A Bayer, por sua vez, afirma que apenas comercializa o inseticida Komvektor (cujo princípio ativo é o Malathion) – a substância é fabricada pela FMC/Cheminova. O conglomerado alemão desdiz o governo e assegura que “os produtos fornecidos ao Ministério da Saúde estão em condições adequadas para uso, conforme laudo técnico da fabricante, o que deverá ser comprovado por nova análise a ser realizada, dessa vez seguindo os critérios de qualidade estabelecidos pela Organização Mundial de Saúde”. Mas admite que “decidiu substituir, em caráter voluntário, 206,4 mil litros do produto, sendo que 105,6 mil litros já foram entregues ao Ministério da Saúde e outros 100,8 mil litros chegarão ao país até o final do ano.”

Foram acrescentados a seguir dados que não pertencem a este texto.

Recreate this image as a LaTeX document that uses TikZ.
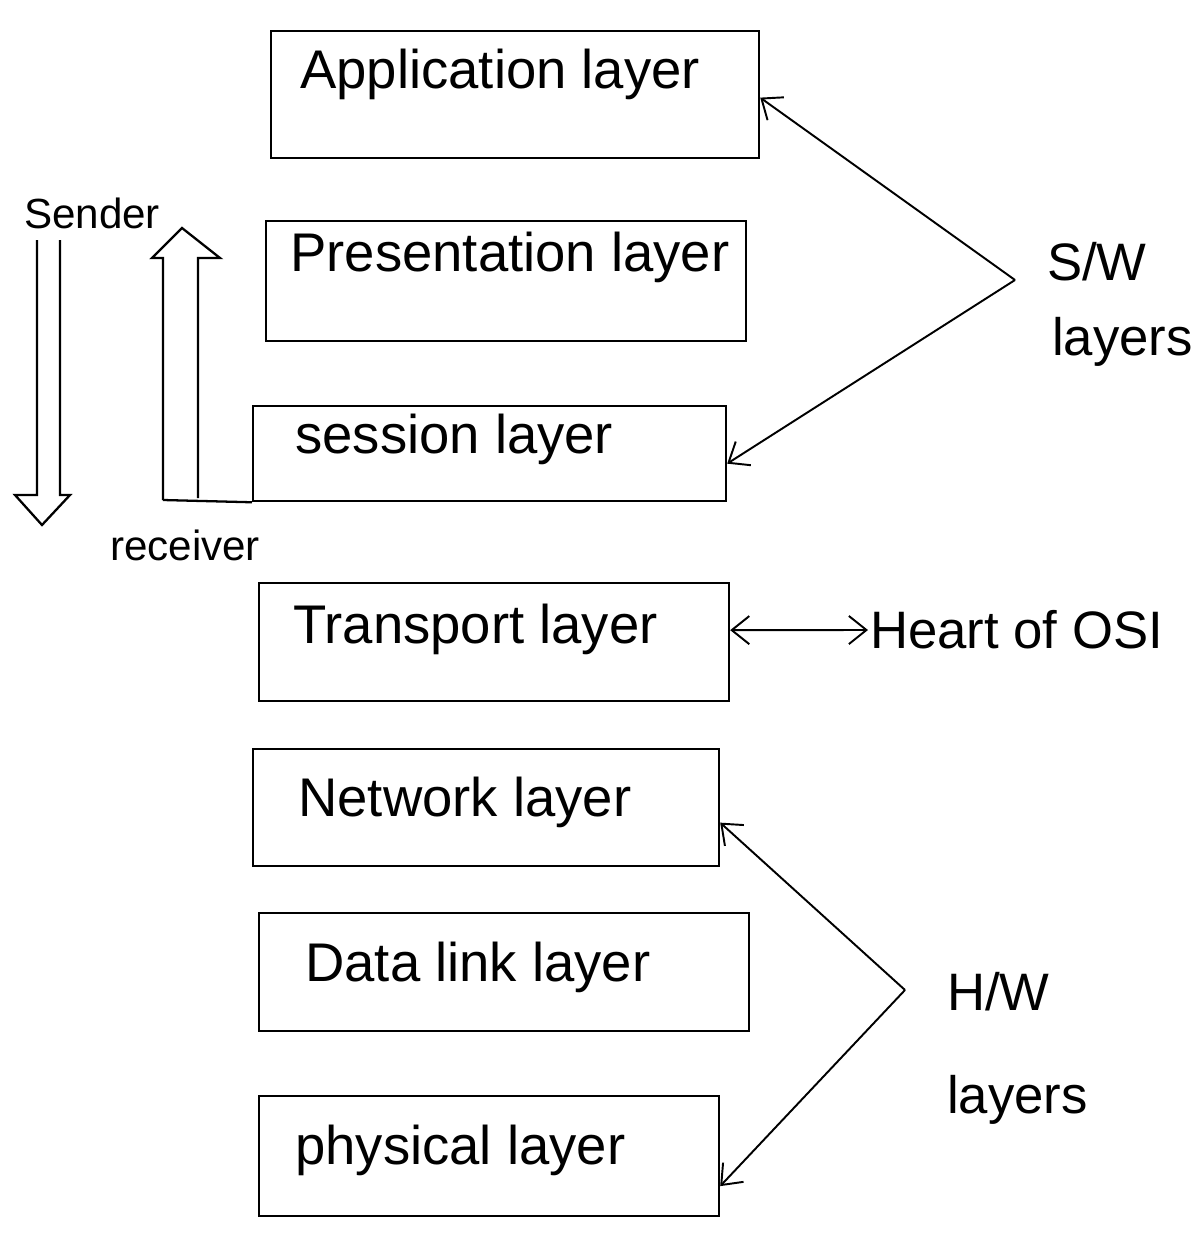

A esta altura do calendário, todas as secretarias de Saúde já deveriam estar com seus estoques de inseticida devidamente preparados para o verão. No entanto, segundo o RR apurou, o produto está praticamente zerado em Minas Gerais, Mato Grosso do Sul, Espírito Santo e Paraná. O Ministério da Saúde garante que a primeira remessa da devolução feita pela Bayer já começou a ser distribuída a Pernambuco, Paraíba, Alagoas, Sergipe, Rio Grande do Norte, Piauí e Rio de Janeiro. Trata-se do cinturão do Aedes aegypti, estados que apresentam maior risco de casos de dengue, zika e chikungunya. De toda a forma, ao que tudo indica, a Bayer vai ficar pelo caminho. Segundo o Ministério, o governo federal já adquiriu 300 mil litros de um novo produto, o Cielo, que vai substituir o Malathion. A previsão de entrega é até fevereiro de 2020.